I recently had one of my favorite people in the world, Father Damian Ference, as a guest on my radio show. We were talking about his recent Word on Fire article, Geeks, Meeks, Greeks, and Freaks: The Four Types of Seminarians, and at one point I admitted to him that I fear I don’t know myself all that well. I honestly don’t think that I’ve ever gotten the same result twice when taking a Myers-Briggs test.
I said this with a laugh but in the days after the interview, I realized just how much it bothered me, this fear I have that I don’t really know myself well.
Lately it seems that everywhere I turn, someone is talking about the importance of knowing oneself. To be successful professionally, we must know ourselves. Same for parenthood, marriage, friendship, and in the spiritual life. If you don’t know yourself, they say, you will never be successful. Not in any impressive, notable way, anyway.
They’re not wrong, exactly. Knowing oneself is an important goal. I know some things about myself and I enjoy that knowing, can see how it helps me in my life. I’m an introvert, my root sin is sensuality, I don’t ever want to stay at a B&B, if I can help it, I crave beauty, love chick-lit and the ocean and fruit pie, and I have a restless soul and am constantly trying to find harmony between my desire to put down roots and my desire to spend all the days of life with a suitcase in hand.
But in so many ways, I don’t know myself at all. I still don’t know why I do so many of the things I do. What motivates me and what holds me back. All of the details of all of the things I want for my career, from my relationships, for my life. But I will say this: I know a lot more about myself now than I did ten years ago and I think that’s important to remember.
When I was younger, before I met Dan, I found myself in an abusive relationship. It consumed me, and harmed me, and I didn’t want it to end. It did end, eventually, and only by the grace of God, no doubt, and after it had ended my mom kept asking me why. Why had I accepted this abuse? Why hadn’t I listened to anyone and allowed them to help me? Why had it lasted so long?
Over and over again I told her: I don’t know. I just don’t know. And I didn’t.
I know now. But it took me years of self-exploration and hundreds of miles of distance before I understood and could answer the whys. Years before I could see the things inside of me that led to this situation and endeavor to heal them.

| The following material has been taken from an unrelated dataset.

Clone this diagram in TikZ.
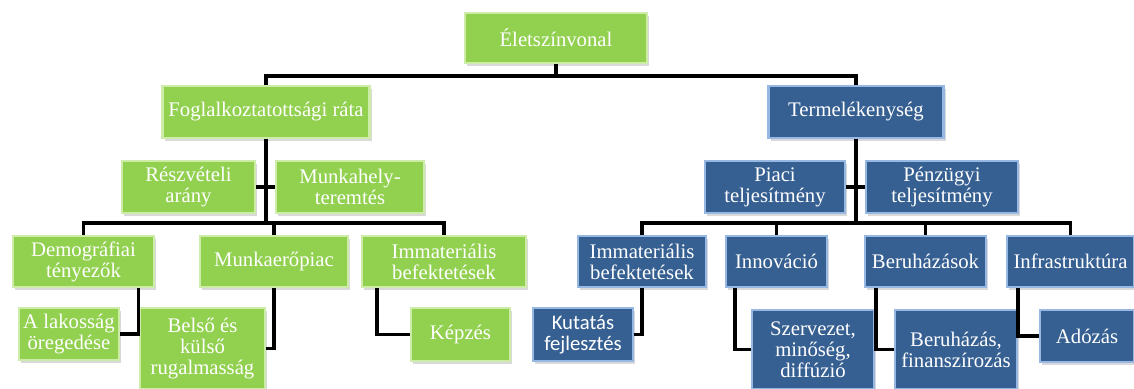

I was reminded of this during this past week when I was feeling anxious about the fact that I don’t always feel like I know myself very well. We don’t emerge from our mother’s wombs with perfect self knowledge. Knowing oneself is a journey in which we can only come to understand our inclinations, motivations, and personal stumbling blocks through years made up of a myriad of experiences, failures, pains, and joys, through following God and allowing him reveal his creation, which is us, to us, piece by small piece. In fact, I think that only a very few of us will depart this world and head into the next with perfect self-knowledge.
This is not a bad thing.
This is part of what makes this life so exciting and beautiful and yes, often brutally hard. We are all in pursuit of self-knowledge. Bumbling about as we do and trying our best to become the people that God is calling us to become. May we be at peace right where we are, incomplete in our knowledge of ourselves, always changing, and hopefully, always growing, little by little and day by day, closer to the one who knows us better than we could ever know ourselves. After all, what a wonderful adventure it is, to seek and discover the things about ourselves that we do not yet know.